Scott Hanselman recently posted about
parsing CSV files from PowerShell and while I found it interesting I didn’t find the solution to be intuitive though perhaps that’s just me. I’ve recently purchased
PowerShell in Action by Bruce Payette and I like the idea of PowerShell though I find myself bailing back to a plain old Command Prompt quite frequently. Anyway, a few days ago I blogged about using the Open Source
FileHelpers library for parsing fixed and delimited length files. I thought it might be fun to tackle Scotts problem and see just how difficult it would be to duplicate his solution in C#. Here is what he was parsing (at least a snippet of it anyway):
"File","Hits","Bandwidth"
"/hanselminutes_0026_lo.wma","78173","163625808"

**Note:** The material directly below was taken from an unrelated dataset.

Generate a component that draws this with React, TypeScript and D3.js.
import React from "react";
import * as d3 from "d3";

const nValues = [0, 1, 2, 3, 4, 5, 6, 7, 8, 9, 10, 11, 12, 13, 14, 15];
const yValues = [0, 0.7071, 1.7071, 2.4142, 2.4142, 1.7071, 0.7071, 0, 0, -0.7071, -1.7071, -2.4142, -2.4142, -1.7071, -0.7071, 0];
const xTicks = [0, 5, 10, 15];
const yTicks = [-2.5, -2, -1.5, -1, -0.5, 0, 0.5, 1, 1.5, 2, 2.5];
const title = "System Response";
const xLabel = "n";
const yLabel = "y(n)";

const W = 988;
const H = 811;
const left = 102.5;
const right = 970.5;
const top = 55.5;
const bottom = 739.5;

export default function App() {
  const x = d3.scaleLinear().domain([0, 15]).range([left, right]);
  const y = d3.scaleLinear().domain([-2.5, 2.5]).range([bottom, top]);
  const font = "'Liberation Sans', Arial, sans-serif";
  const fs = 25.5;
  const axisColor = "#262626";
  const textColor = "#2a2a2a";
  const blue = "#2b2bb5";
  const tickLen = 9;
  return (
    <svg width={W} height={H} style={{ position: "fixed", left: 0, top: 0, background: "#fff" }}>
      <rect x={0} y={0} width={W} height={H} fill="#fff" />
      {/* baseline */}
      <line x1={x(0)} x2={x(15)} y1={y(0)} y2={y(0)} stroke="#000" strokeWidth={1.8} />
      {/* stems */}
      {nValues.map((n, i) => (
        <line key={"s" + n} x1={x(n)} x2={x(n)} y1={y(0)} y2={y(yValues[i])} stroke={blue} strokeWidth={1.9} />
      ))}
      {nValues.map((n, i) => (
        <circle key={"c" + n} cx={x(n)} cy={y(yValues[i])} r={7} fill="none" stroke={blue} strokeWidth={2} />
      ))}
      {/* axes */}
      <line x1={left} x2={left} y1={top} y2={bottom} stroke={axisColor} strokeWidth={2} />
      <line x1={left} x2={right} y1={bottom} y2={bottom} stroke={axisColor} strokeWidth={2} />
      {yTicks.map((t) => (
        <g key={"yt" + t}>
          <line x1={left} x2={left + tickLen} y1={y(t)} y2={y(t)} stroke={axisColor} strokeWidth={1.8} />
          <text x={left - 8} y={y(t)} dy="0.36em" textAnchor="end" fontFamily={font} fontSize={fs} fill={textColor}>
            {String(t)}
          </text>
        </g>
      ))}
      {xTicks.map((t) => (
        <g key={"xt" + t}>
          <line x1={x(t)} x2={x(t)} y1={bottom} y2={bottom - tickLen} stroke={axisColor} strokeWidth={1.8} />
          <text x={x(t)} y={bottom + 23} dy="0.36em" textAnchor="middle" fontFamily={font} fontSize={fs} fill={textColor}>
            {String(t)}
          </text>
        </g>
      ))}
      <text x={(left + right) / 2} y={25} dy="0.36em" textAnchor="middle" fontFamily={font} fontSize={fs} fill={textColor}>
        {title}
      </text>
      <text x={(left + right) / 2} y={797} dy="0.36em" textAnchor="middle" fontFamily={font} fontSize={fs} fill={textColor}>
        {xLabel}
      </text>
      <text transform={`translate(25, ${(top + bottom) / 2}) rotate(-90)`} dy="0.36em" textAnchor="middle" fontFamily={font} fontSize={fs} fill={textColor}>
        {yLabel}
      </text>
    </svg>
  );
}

"/hanselminutes_0076_robert_pickering.wma","24626","-1789110063"
"/hanselminutes_0077.wma","17204","1959963618"
"/hanselminutes_0076_robert_pickering.mp3","15796","-55874279"

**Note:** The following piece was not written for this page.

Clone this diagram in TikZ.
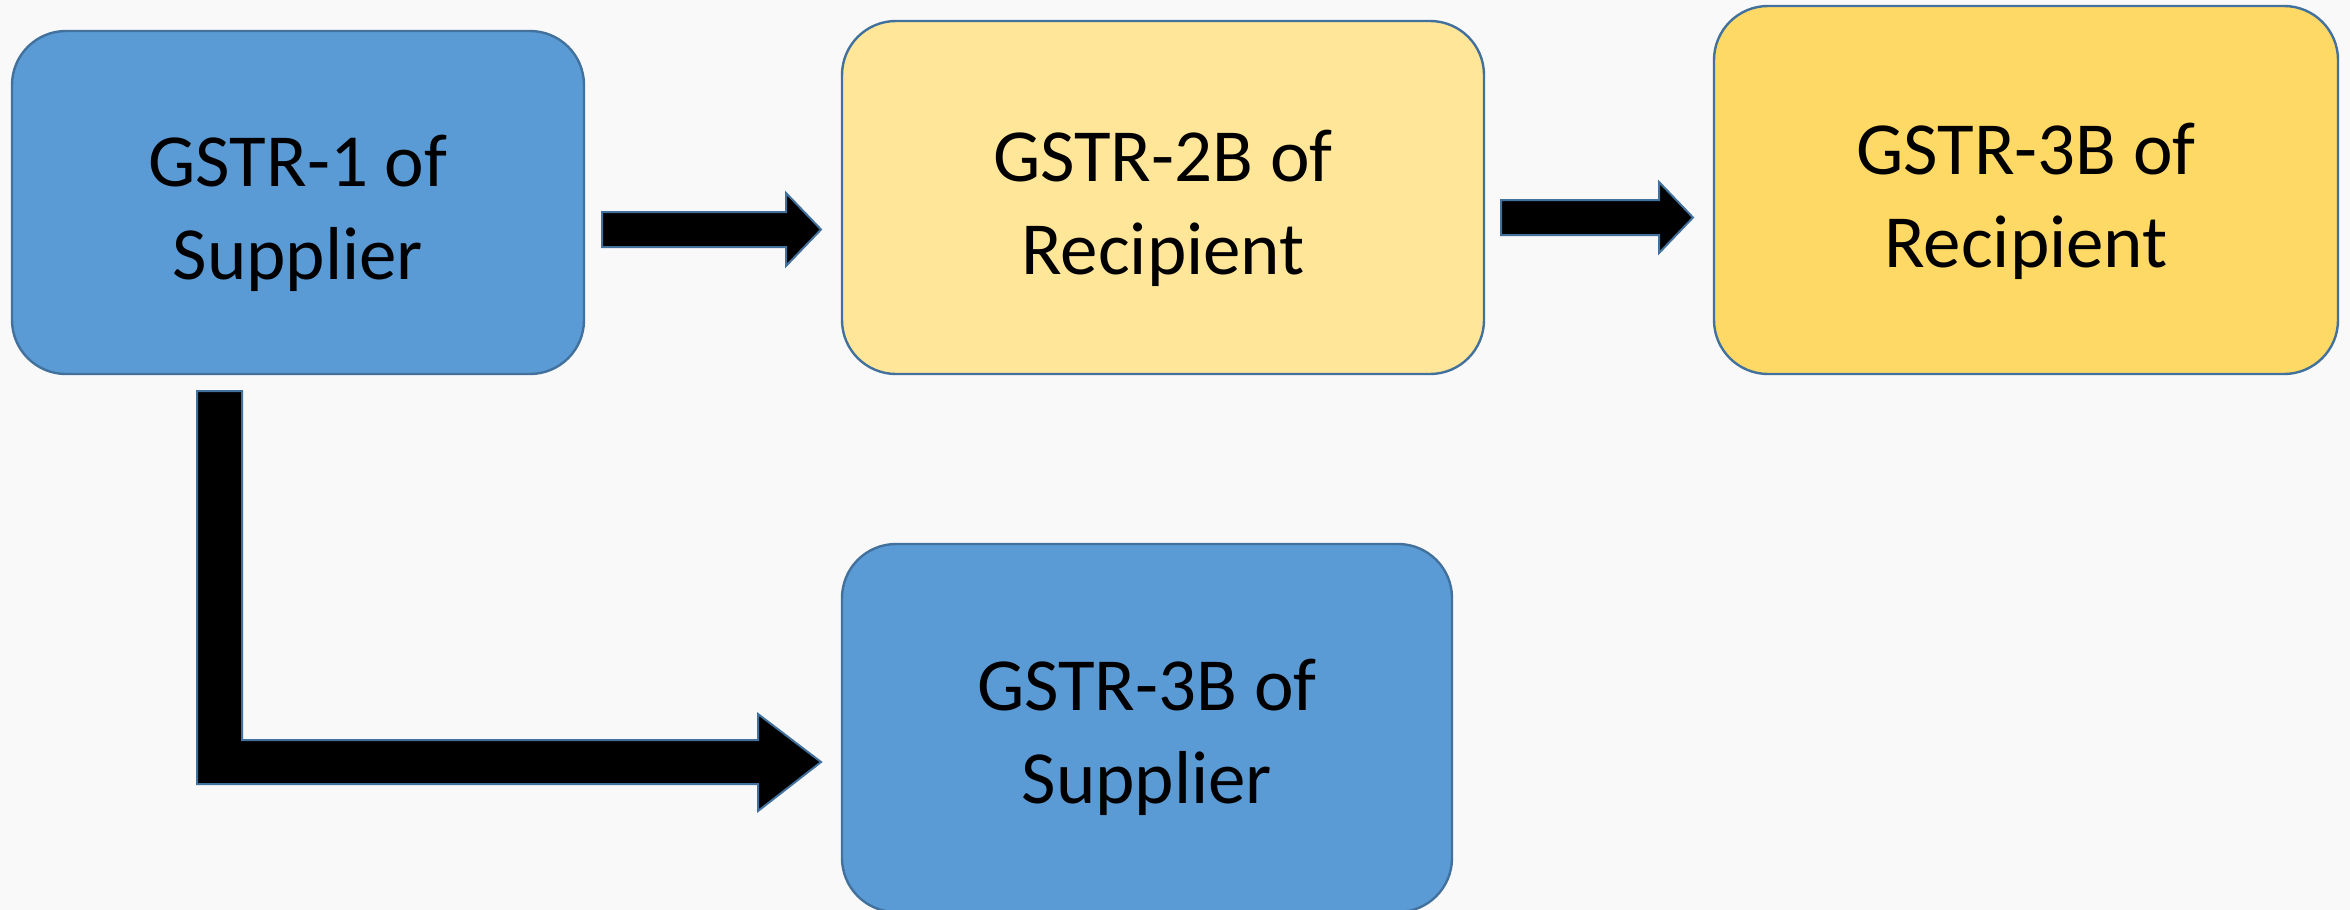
\documentclass[tikz,border=0pt]{standalone}
\usepackage{fontspec}
\setmainfont{Carlito}
\definecolor{bg}{HTML}{F9F9F9}
\definecolor{bluefill}{HTML}{5B9BD5}
\definecolor{edge}{HTML}{41719C}
\definecolor{paleyellow}{HTML}{FFE699}
\definecolor{gold}{HTML}{FFD966}
\begin{document}
\begin{tikzpicture}[x=0.5pt,y=-0.5pt,
  box/.style={draw=edge, line width=1.2pt, rounded corners=27pt, inner sep=0pt},
  lbl/.style={inner sep=0pt, align=center, font=\fontsize{37.5}{46.5}\selectfont},
  blockarrow/.style={fill=black, draw=edge, line width=1pt, line join=miter}]
\fill[bg] (0,0) rectangle (2350,910);
\useasboundingbox (0,0) rectangle (2350,910);

% return boxes
\node[box, fill=bluefill, minimum width=286pt, minimum height=171.5pt] (gstr1) at (298,202.5) {};
\node[box, fill=paleyellow, minimum width=321pt, minimum height=176.5pt] (gstr2b) at (1163,197.5) {};
\node[box, fill=gold, minimum width=312pt, minimum height=184pt] (gstr3br) at (2026,190) {};
\node[box, fill=bluefill, minimum width=305pt, minimum height=184pt] (gstr3bs) at (1147,728) {};

% their captions
\node[lbl] (t1) at ([yshift=-5.5pt]gstr1.center) {GSTR-1 of\\Supplier};
\node[lbl] (t2) at ([yshift=-5.5pt]gstr2b.center) {GSTR-2B of\\Recipient};
\node[lbl] (t3) at ([yshift=-5.5pt]gstr3br.center) {GSTR-3B of\\Recipient};
\node[lbl] (t4) at ([yshift=-4.5pt]gstr3bs.center) {GSTR-3B of\\Supplier};

% block arrows
\draw[blockarrow] (602,212) -- (786,212) -- (786,193) -- (821,229.5) -- (786,266) -- (786,247) -- (602,247) -- cycle;
\draw[blockarrow] (1501,200) -- (1659,200) -- (1659,182) -- (1693,217.5) -- (1659,253) -- (1659,235) -- (1501,235) -- cycle;
\draw[blockarrow] (197,391) -- (242,391) -- (242,740) -- (758,740) -- (758,714) -- (821,762) -- (758,811) -- (758,784) -- (197,784) -- cycle;
\end{tikzpicture}
\end{document}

"/hanselminutes_0078.wma","14832","-1241370004"
"/hanselminutes_0075.mp3","13685","-1840937989"
"/hanselminutes_0075.wma","12129","1276597408"
"/hanselminutes_0078.mp3","11058","-1186433073"
With FileHelpers the first thing to do is define a class that maps the data in your file which for Scott’s data would look something like this:
[DelimitedRecord(",")]
class Show
{
public string Filename;
[FieldConverter(typeof(IntConverter))]
public Int32 downloads;
[FieldConverter(typeof(IntConverter))]
public Int32 bandwidth;
}
Notice the class attribute indicates the separator used. Also notice the member attributes that provide string conversion for the integer values read from the file. Since the integers, unfortunately, have quotes the stock FileHelpers converter won’t work though that’s easily solved by writing a new IntConverted like this:
public class IntConverter : ConverterBase
{
public override object StringToField(string from)
{
if (from != "" || from != "\"\"")
return Convert.ToInt32(from.Substring(1, from.Length - 2));
else
return string.Empty;
}
}
For parsing the file we use FileHelpers DelimitedFileEngine like this:
DelimitedFileEngine e = new DelimitedFileEngine(typeof(Show));
e.Options.IgnoreFirstLines = 1;
object[] shows = e.ReadFile("c:\\shows.txt");
This creates an instance of the engine passing our Show class type with an option to ignore the first line of the file (the one with column headings). Calling ReadFile parses it into and array of Show objects populated with the data. Next, we’ll change the filename to the episode number using Scott’s regex and sort the data both using anonymous delegates:
Regex regex = new Regex("\\d{2}(?=[_.])");
Array.ForEach((Show[])shows, delegate(Show one)
{ one.Filename = regex.Match(one.Filename).ToString(); }
);
Array.Sort((Show[])shows, delegate(Show one, Show two)
{ return one.Filename.CompareTo(two.Filename); }
);
Finally, we sum the downloads and print the data. Note this for loop modifies the array using the first instance of an episode to aggregate the total downloads, perhaps not optimal but gets the job done:
Show sh = (Show)shows[0];
for (int i = 1; i < shows.Length; i++)
{
if (((Show)shows[i]).Filename.CompareTo(sh.Filename) == 0)
sh.downloads += ((Show)shows[i]).downloads;
else
{
Console.WriteLine("{0,-4} {1,-6}", sh.Filename, sh.downloads);
sh = ((Show)shows[i]);
}
}
Console.WriteLine("{0,-4} {1,-6}", sh.Filename, sh.downloads);
So, what’s the point? Well, at the end of Scott’s post he wrote:
It took less time than it would take to write a C# program and it’s easily modified ad-hoc.
Armed with FileHelpers this took no time at all, the bulk of the code is spent working with the data not importing into a usable form. Another point is, IMO the C# code is considerably easier to read. I’m finding that getting my head around PowerShell commands to be a bit awkward. For me PowerShell is tantilizingly powerful but I feel requires a different enough mind set to perhaps thwart rapid adoption. I can empathize with all those people who have "been meaning to try..." Of course, I suppose if we all had the chance to sit down with
Lee Holmes things might be different.